Dijsselbloem is a bad economist. He is saying these days, after the Tsipras government has agreed to a package of policies it does not believe in, in numerous interviews in the Dutch media, that the "reforms" his Eurogroup is prescribing to Tsipras will be to the benefit of the Greek people.
Dijsselbloem is like a doctor prescribing a bitter medicine to a patient saying: "This will cure your disease."
But prescribing a medical treatment is different from prescribing political econmic "reforms". In the first you may believe (or not), in the second you should not believe unless you agree with it and history has shown there is reason to believe in it. In the Greek referendum 61 percent of the people have said they did not believe in the Eurogroup's medicine.
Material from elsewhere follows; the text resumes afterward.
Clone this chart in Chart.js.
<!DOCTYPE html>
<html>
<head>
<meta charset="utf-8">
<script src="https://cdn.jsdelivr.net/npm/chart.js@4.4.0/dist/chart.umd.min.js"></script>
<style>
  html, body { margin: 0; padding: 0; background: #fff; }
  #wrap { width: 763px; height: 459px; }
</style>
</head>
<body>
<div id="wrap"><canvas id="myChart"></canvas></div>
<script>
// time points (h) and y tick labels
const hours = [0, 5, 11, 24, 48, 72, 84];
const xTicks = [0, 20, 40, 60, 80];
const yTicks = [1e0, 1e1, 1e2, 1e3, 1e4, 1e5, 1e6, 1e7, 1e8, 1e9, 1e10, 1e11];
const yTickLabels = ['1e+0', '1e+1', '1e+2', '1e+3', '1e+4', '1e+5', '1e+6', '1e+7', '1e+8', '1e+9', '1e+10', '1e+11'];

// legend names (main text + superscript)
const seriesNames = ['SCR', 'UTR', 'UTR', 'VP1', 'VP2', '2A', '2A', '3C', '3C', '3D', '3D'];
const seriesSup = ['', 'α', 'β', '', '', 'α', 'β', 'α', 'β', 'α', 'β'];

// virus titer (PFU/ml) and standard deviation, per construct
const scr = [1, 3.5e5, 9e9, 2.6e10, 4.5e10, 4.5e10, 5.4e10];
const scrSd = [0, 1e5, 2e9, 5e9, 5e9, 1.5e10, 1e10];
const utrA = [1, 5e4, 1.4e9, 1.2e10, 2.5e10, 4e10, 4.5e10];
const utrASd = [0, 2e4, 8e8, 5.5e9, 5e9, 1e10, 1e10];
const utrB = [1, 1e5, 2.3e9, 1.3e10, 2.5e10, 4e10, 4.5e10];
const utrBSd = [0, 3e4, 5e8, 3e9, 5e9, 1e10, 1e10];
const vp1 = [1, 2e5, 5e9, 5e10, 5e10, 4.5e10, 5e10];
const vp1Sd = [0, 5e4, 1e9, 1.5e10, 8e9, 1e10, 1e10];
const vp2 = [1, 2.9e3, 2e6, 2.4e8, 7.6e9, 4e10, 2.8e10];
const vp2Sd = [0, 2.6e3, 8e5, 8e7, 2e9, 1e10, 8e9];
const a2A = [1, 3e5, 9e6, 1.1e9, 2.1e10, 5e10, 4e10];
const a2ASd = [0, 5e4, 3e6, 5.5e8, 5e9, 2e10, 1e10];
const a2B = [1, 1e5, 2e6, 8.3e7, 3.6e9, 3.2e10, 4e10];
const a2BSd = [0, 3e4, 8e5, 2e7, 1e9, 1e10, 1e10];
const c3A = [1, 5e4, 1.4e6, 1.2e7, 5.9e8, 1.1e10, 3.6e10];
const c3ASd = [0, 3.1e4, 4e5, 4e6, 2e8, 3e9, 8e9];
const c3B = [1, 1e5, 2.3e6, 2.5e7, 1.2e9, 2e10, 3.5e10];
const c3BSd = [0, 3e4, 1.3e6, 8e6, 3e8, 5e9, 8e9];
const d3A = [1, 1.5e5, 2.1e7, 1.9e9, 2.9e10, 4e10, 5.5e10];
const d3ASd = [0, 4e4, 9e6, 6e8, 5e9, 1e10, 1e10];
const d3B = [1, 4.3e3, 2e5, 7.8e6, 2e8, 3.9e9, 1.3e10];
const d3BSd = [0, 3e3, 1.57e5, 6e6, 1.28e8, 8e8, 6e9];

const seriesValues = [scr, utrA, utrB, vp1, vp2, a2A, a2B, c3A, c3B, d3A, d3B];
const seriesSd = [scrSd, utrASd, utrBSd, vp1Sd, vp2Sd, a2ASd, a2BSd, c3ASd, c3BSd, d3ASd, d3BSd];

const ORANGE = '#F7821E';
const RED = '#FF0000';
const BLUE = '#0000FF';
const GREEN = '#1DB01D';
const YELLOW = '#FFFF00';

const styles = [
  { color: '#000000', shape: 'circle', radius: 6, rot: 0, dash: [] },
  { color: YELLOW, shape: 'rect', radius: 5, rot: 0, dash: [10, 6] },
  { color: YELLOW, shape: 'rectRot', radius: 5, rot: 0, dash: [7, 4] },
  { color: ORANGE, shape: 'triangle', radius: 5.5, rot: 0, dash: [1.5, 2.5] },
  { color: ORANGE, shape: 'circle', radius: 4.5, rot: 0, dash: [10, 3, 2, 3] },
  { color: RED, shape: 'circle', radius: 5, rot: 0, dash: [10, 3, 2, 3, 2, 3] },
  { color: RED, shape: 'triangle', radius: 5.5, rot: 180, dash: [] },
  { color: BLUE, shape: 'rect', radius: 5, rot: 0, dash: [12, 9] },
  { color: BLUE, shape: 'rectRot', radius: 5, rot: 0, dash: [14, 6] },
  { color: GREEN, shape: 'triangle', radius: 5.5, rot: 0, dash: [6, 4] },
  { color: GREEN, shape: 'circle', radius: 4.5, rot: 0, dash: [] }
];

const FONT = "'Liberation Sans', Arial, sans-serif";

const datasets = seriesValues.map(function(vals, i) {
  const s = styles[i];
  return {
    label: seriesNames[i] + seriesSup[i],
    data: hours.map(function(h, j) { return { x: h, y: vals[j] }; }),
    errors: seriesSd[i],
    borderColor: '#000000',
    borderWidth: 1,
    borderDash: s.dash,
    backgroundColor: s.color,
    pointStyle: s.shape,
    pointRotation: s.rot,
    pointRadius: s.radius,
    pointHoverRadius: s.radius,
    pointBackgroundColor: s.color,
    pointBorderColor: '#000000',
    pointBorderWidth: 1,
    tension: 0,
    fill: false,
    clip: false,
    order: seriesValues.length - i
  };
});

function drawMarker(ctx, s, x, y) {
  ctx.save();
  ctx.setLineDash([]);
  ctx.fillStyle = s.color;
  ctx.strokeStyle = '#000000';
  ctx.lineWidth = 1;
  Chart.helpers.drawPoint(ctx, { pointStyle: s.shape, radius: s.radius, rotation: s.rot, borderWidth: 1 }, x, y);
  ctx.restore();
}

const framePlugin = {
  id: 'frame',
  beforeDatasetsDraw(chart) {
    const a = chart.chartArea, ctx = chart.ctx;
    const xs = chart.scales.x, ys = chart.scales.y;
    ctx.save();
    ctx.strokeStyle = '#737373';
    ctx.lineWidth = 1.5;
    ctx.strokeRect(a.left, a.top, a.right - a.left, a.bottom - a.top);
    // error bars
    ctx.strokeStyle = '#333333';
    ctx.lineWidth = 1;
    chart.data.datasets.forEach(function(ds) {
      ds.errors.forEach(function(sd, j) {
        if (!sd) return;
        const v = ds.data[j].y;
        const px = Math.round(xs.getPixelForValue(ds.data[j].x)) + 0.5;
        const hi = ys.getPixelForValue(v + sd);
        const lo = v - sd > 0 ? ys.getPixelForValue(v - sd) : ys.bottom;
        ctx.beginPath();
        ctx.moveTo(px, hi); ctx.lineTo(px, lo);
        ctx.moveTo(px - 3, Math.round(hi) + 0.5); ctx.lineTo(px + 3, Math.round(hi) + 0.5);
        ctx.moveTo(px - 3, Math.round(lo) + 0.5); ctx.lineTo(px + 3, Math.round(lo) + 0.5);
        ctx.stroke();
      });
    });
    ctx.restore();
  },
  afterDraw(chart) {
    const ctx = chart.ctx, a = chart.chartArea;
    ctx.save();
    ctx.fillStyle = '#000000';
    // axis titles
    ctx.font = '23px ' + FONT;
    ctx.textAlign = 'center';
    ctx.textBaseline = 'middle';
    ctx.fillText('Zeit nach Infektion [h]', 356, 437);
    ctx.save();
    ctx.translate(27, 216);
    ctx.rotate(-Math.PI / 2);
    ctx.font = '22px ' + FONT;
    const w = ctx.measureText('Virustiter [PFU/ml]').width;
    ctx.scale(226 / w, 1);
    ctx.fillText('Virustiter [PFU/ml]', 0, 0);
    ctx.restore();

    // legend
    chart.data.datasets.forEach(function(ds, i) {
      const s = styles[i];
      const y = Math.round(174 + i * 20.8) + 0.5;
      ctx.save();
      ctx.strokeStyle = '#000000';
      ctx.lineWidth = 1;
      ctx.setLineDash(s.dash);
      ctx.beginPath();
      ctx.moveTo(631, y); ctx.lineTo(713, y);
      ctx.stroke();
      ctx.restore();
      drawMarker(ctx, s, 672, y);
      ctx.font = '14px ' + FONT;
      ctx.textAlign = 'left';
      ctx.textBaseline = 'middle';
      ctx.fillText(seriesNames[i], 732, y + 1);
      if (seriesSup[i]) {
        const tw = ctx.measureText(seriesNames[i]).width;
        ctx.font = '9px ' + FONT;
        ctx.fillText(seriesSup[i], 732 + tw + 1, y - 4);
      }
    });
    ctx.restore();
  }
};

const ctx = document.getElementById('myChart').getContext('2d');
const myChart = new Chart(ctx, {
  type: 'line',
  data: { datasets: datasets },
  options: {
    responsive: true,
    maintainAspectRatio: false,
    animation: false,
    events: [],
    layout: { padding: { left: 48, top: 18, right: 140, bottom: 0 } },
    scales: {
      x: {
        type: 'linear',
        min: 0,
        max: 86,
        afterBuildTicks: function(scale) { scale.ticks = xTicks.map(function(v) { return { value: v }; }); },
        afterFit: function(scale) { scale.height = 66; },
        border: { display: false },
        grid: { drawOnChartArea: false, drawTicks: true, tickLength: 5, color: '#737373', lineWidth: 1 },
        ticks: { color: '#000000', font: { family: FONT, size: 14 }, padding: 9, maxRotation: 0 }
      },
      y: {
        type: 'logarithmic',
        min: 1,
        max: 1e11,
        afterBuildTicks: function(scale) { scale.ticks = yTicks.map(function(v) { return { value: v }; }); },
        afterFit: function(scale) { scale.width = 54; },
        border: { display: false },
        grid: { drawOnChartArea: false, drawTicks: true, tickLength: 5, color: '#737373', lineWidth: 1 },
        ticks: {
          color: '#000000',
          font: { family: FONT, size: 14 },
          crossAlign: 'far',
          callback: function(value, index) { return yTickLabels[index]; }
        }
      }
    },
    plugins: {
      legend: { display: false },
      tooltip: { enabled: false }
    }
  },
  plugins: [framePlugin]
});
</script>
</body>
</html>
Over the past five years we have seen that the Eurogroup medicine did not solve Greece's debt and growth problems. Therefore, Dijsselbloem should have known better.
Moreover, over the past five months his colleague Varoufakis has explained that the Eurogroup medicine would not work and that there is a better medicine. If he had been a good economist, Dijsselbloem would have listened carefully to the arguments of the new Greek government and explained why he did not believe in Varoufakis/Tsipras' plans and preferred to stick to the Eurogroup's Diktat.
In revising this post, I hesitated whether I should call the Eurogroup's medicine a Diktat, but former managing director Dominique Strauss-Kahn has no problem in using that term, I read this Sunday morning in Le Figaro: DSK dénonce le diktat que l'Europe a imposé à la Grèce.